James then uses two pictures to show how something small can control something much larger. A bit in a horse’s mouth directs the whole animal. A small rudder turns a large ship, even in strong winds. In the same way, the tongue is small, yet its influence is far greater than its size. Small words can guide a life, steer a relationship, or shape a church.
But James does not stop with the tongue’s influence. He moves to its danger. A tiny spark can set an entire forest on fire. So too, the tongue can cause massive damage from a small beginning. Careless, proud, angry, false, or malicious words do not remain small. They spread, they stain, and they destroy.
That is why James says the tongue is “a fire” and “a world of wrongdoing” among the parts of the body. He is not speaking casually or merely using dramatic language for effect. He means that the tongue is a concentrated place where moral evil becomes active. It does not merely create social problems. It defiles the whole person and can set ablaze the whole course of life, including the wider circle of human relationships. When James says it is “set on fire by hell,” he gives the matter full theological weight. Corrupt speech belongs to the sphere of ruin and judgment, not merely bad manners.

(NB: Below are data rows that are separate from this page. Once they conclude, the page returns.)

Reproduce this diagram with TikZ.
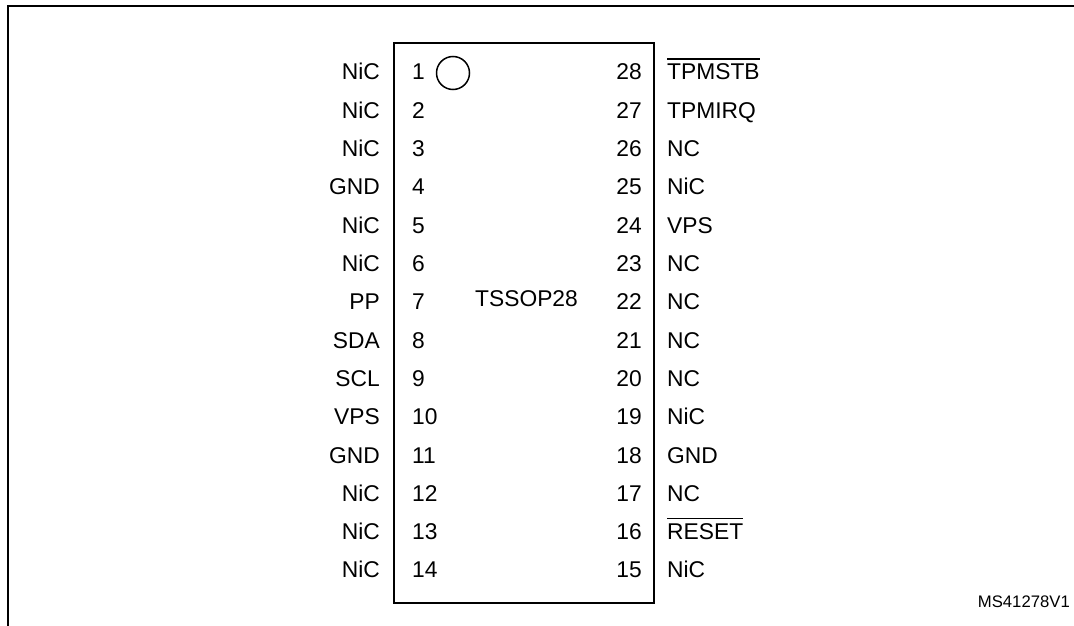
\documentclass[tikz,border=0pt]{standalone}
\usepackage{fontspec}
\setmainfont{Liberation Sans}
\begin{document}
\begin{tikzpicture}[x=1pt,y=-1pt,
  lbl/.style={inner sep=0pt,font=\fontsize{22.8}{24}\selectfont},
  lbll/.style={lbl,anchor=base east},
  lblr/.style={lbl,anchor=base west},
  frame/.style={line width=2pt,draw=black},
  chip/.style={line width=2.2pt,draw=black},
  ovl/.style={line width=1.5pt},
]
\useasboundingbox (0,0) rectangle (1074,626);
% outer frame (partially visible)
\draw[frame] (8,626) -- (8,6) -- (1074,6);
% chip body
\node[chip,minimum width=260pt,minimum height=560pt,inner sep=0pt,anchor=north west] (body) at (393,42) {};
\node[draw,circle,line width=1.5pt,minimum size=33pt,inner sep=0pt] (dot) at (453,73) {};
\node[lbl,anchor=base west] (name) at (475,306) {TSSOP28};
% left pins
\foreach \n/\t in {1/NiC,2/NiC,3/NiC,4/GND,5/NiC,6/NiC,7/PP,8/SDA,9/SCL,10/VPS,11/GND,12/NiC,13/NiC,14/NiC}{
  \pgfmathsetmacro{\yy}{80+(\n-1)*38.3}
  \node[lbll] (ll\n) at (380,\yy) {\t};
  \node[lblr] (ln\n) at (412,\yy) {\n};
}
% right pins
\foreach \n/\t in {28/TPMSTB,27/TPMIRQ,26/NC,25/NiC,24/VPS,23/NC,22/NC,21/NC,20/NC,19/NiC,18/GND,17/NC,16/RESET,15/NiC}{
  \pgfmathsetmacro{\yy}{80+(28-\n)*38.3}
  \node[lbll] (rn\n) at (642,\yy) {\n};
  \node[lblr] (rl\n) at (667,\yy) {\t};
}
% overlines (active-low signals)
\draw[ovl] ([yshift=5pt]rl28.north west) -- ([yshift=5pt]rl28.north east);
\draw[ovl] ([yshift=5pt]rl16.north west) -- ([yshift=5pt]rl16.north east);
\node[inner sep=0pt,anchor=base east,font=\fontsize{16.7}{18}\selectfont] (ref) at (1070,607) {MS41278V1};
\end{tikzpicture}
\end{document}
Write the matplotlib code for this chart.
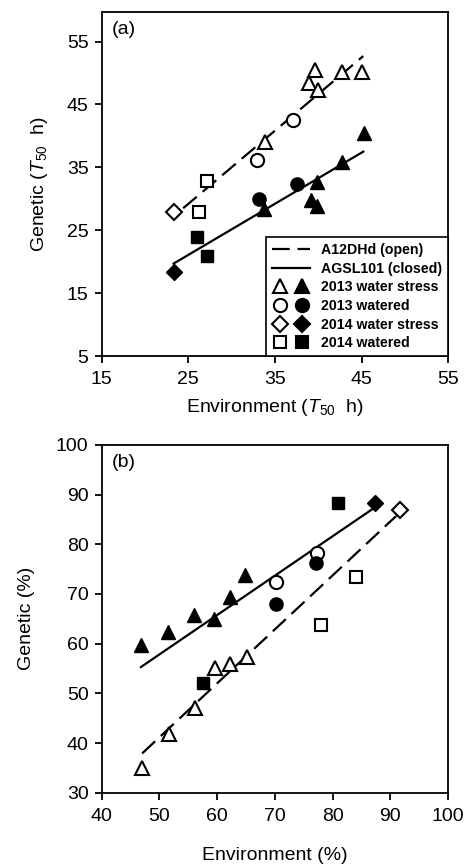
import matplotlib.pyplot as plt
from matplotlib.lines import Line2D
from matplotlib.legend_handler import HandlerTuple

plt.rcParams['font.family'] = ['Liberation Sans', 'DejaVu Sans']
plt.rcParams['mathtext.fontset'] = 'custom'
plt.rcParams['mathtext.it'] = 'Liberation Sans:italic'
plt.rcParams['mathtext.rm'] = 'Liberation Sans'

# ---- panel (a): T50 (h) ----
a_open_tri_x = [39.6, 38.9, 40.0, 42.8, 45.0, 33.8]
a_open_tri_y = [50.5, 48.4, 47.3, 50.2, 50.1, 39.1]
a_open_cir_x = [37.1, 32.9]
a_open_cir_y = [42.6, 36.1]
a_open_dia_x = [23.3]
a_open_dia_y = [27.9]
a_open_sq_x = [27.1, 26.2]
a_open_sq_y = [32.8, 27.9]
a_fill_tri_x = [45.3, 42.7, 39.9, 39.2, 39.8, 33.7]
a_fill_tri_y = [40.5, 35.9, 32.6, 29.8, 28.9, 28.3]
a_fill_cir_x = [33.2, 37.6]
a_fill_cir_y = [30.0, 32.4]
a_fill_dia_x = [23.3]
a_fill_dia_y = [18.4]
a_fill_sq_x = [26.0, 27.1]
a_fill_sq_y = [24.0, 20.9]
a_dash_x = [24.4, 45.2]
a_dash_y = [28.5, 52.7]
a_solid_x = [23.3, 45.2]
a_solid_y = [19.7, 37.5]

# ---- panel (b): percent ----
b_open_tri_x = [47.0, 51.6, 56.1, 59.6, 62.2, 65.1]
b_open_tri_y = [34.9, 41.9, 47.1, 55.1, 56.0, 57.3]
b_open_cir_x = [70.1, 77.2]
b_open_cir_y = [72.5, 78.3]
b_open_dia_x = [91.6]
b_open_dia_y = [86.9]
b_open_sq_x = [84.1, 78.0]
b_open_sq_y = [73.5, 63.7]
b_fill_tri_x = [46.8, 51.5, 56.0, 59.4, 62.2, 64.9]
b_fill_tri_y = [59.7, 62.3, 65.7, 65.0, 69.3, 73.9]
b_fill_cir_x = [70.1, 77.1]
b_fill_cir_y = [68.0, 76.2]
b_fill_dia_x = [87.4]
b_fill_dia_y = [88.3]
b_fill_sq_x = [80.9, 57.5]
b_fill_sq_y = [88.3, 52.0]
b_dash_x = [47.0, 91.0]
b_dash_y = [37.9, 85.7]
b_solid_x = [46.8, 87.4]
b_solid_y = [55.3, 87.5]

DASH = (8, 3.5)
MS = {'^': 10, 'o': 9.5, 'D': 8, 's': 9}


def draw_panel(ax, d, label):
    # dashed / solid regression lines
    ax.plot(d['dash'][0], d['dash'][1], color='black', lw=1.6, dashes=DASH, zorder=2)
    ax.plot(d['solid'][0], d['solid'][1], color='black', lw=1.6, zorder=2)
    for m, key in [('^', 'tri'), ('o', 'cir'), ('D', 'dia'), ('s', 'sq')]:
        ox, oy = d['open_' + key]
        fx, fy = d['fill_' + key]
        ax.plot(ox, oy, m, ms=MS[m], mfc='white', mec='black', mew=1.5, ls='none', zorder=3)
        ax.plot(fx, fy, m, ms=MS[m], mfc='black', mec='black', mew=1.0, ls='none', zorder=3)
    ax.text(0.03, 0.975, label, transform=ax.transAxes, ha='left', va='top', fontsize=14)
    for s in ax.spines.values():
        s.set_linewidth(1.3)
    ax.tick_params(direction='out', length=5, width=1.3, labelsize=14, top=False, right=False)
    ax.tick_params(axis='x', pad=6)
    ax.tick_params(axis='y', pad=4.5)


fig = plt.figure(figsize=(4.72, 8.65), dpi=100)
ax1 = fig.add_axes([0.2155, 0.5884, 0.734, 0.3977])
ax2 = fig.add_axes([0.2155, 0.0836, 0.734, 0.402])

da = {'dash': (a_dash_x, a_dash_y), 'solid': (a_solid_x, a_solid_y),
      'open_tri': (a_open_tri_x, a_open_tri_y), 'fill_tri': (a_fill_tri_x, a_fill_tri_y),
      'open_cir': (a_open_cir_x, a_open_cir_y), 'fill_cir': (a_fill_cir_x, a_fill_cir_y),
      'open_dia': (a_open_dia_x, a_open_dia_y), 'fill_dia': (a_fill_dia_x, a_fill_dia_y),
      'open_sq': (a_open_sq_x, a_open_sq_y), 'fill_sq': (a_fill_sq_x, a_fill_sq_y)}
db = {'dash': (b_dash_x, b_dash_y), 'solid': (b_solid_x, b_solid_y),
      'open_tri': (b_open_tri_x, b_open_tri_y), 'fill_tri': (b_fill_tri_x, b_fill_tri_y),
      'open_cir': (b_open_cir_x, b_open_cir_y), 'fill_cir': (b_fill_cir_x, b_fill_cir_y),
      'open_dia': (b_open_dia_x, b_open_dia_y), 'fill_dia': (b_fill_dia_x, b_fill_dia_y),
      'open_sq': (b_open_sq_x, b_open_sq_y), 'fill_sq': (b_fill_sq_x, b_fill_sq_y)}

draw_panel(ax1, da, '(a)')
ax1.set_xlim(15, 55)
ax1.set_ylim(5, 59.7)
ax1.set_xticks([15, 25, 35, 45, 55])
ax1.set_yticks([5, 15, 25, 35, 45, 55])
ax1.set_xlabel('Environment ($T_{50}$  h)', fontsize=14, labelpad=6)
ax1.set_ylabel('Genetic ($T_{50}$  h)', fontsize=14, labelpad=12)

draw_panel(ax2, db, '(b)')
ax2.set_xlim(40, 100)
ax2.set_ylim(30, 100)
ax2.set_xticks(range(40, 101, 10))
ax2.set_yticks(range(30, 101, 10))
ax2.set_xlabel('Environment (%)', fontsize=14, labelpad=16)
ax2.set_ylabel('Genetic (%)', fontsize=14, labelpad=15)

# legend for panel (a)
def mk(m, filled):
    return Line2D([], [], marker=m, ms=MS[m], ls='none',
                  mfc='black' if filled else 'white', mec='black', mew=1.5)

handles = [Line2D([], [], color='black', lw=1.6, dashes=DASH),
           Line2D([], [], color='black', lw=1.6)]
for m in ['^', 'o', 'D', 's']:
    handles.append((mk(m, False), mk(m, True)))
labels = ['A12DHd (open)', 'AGSL101 (closed)', '2013 water stress',
          '2013 watered', '2014 water stress', '2014 watered']
leg = ax1.legend(handles, labels, loc='lower right', borderaxespad=0,
                 handler_map={tuple: HandlerTuple(ndivide=None, pad=0.5)},
                 prop={'weight': 'bold', 'size': 10.2}, handlelength=2.7,
                 handletextpad=0.8, labelspacing=0.33, fancybox=False,
                 edgecolor='black', framealpha=1, borderpad=0.4)
leg.get_frame().set_linewidth(1.2)

fig.savefig('out.png', dpi=100)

Next, James points to a sharp contrast. Human beings have subdued many kinds of creatures, but no human being can tame the tongue. This does not mean growth in speech is impossible, or that sanctification is unreal. It means the tongue cannot be mastered by mere human effort. Its evil is stubborn. It is restless, unstable, and full of deadly poison. Speech is not a minor weakness that can be fixed by technique alone.
James then names the central contradiction. With the same mouth we bless our Lord and Father, and with that same mouth we curse people who are made in God’s image. This is why sinful speech is so serious. The problem is not simply that cursing others is unkind or socially harmful. It is that such speech is aimed at those who bear God’s likeness. To curse an image-bearer while blessing God is a deep moral inconsistency. It sets worship and everyday speech against each other.
So James says plainly, “These things should not be so.” He speaks to fellow believers as “my brothers and sisters,” showing that this is a community problem meant to be confronted, not tolerated.
His final examples come from nature. A spring does not pour out both fresh water and bitter water from the same opening. A fig tree does not bear olives, and a vine does not bear figs. These pictures show that what comes out should match the source. James is not saying that one sinful word proves a person has no faith. He is condemning settled inconsistency—speech that claims to honor God while regularly producing what is corrupt, destructive, and hateful. Such mixed speech runs against the order God built into creation itself.
Taken as a whole, this paragraph warns teachers first, but it speaks to the whole church. Words carry moral weight before God. They reveal inner moral disorder or integrity, affect the course of life, and can do great damage in a community. Therefore, speech must be treated as a serious matter of holiness, accountability, and worship.
Key Truths: - Teachers face greater accountability before God because their work is centered on words. - Control of speech is a mark of spiritual maturity, not sinless perfection. - The tongue is small, but its power to direct and destroy is great. - Sinful speech is morally defiling, not merely socially inappropriate. - Human beings cannot master the tongue by unaided effort alone. - Cursing people is especially evil because human beings are made in God’s image. - Blessing God while cursing people is a contradiction James says must not continue. - James’s closing images condemn tolerated double speech, while still leaving room for repentance and growth.
Key truths
- Teachers face greater accountability before God because their work is centered on words.
- Control of speech is a mark of spiritual maturity, not sinless perfection.
- The tongue is small, but its power to direct and destroy is great.
- Sinful speech is morally defiling, not merely socially inappropriate.
- Human beings cannot master the tongue by unaided effort alone.
- Cursing people is especially evil because human beings are made in God’s image.
- Blessing God while cursing people is a contradiction James says must not continue.
- James’s closing images condemn tolerated double speech, while still leaving room for repentance and growth.
Warnings
- Do not separate verse 1 from the rest of the passage; the warning to teachers opens into a broader warning about speech for everyone.
- Do not take “perfect” to mean absolute sinlessness; here it means maturity or completeness.
- Do not read “no human being can tame the tongue” as denying sanctification; James is stressing human inability apart from God.
- Do not reduce this passage to advice about communication style or politeness; James is speaking about moral evil, divine judgment, and worship.
- Do not use the spring and tree images to claim that one sinful statement proves a person is unbelieving; James is condemning ongoing contradiction and tolerated inconsistency.
Application
- Those who want to teach should examine not only what they know, but whether their speech shows humility, restraint, and reverence before God.
- Believers should treat verbal sins such as slander, contempt, sharp-tongued criticism, and cursing as serious spiritual matters.
- Churches should not separate worship from speech ethics; praise to God is contradicted by speech that degrades His image-bearers.
- Conflicts should be addressed early, because small verbal sparks can quickly become large communal fires.
- Christians should seek speech that fits a renewed life, especially in leadership, correction, disagreement, and ordinary conversation.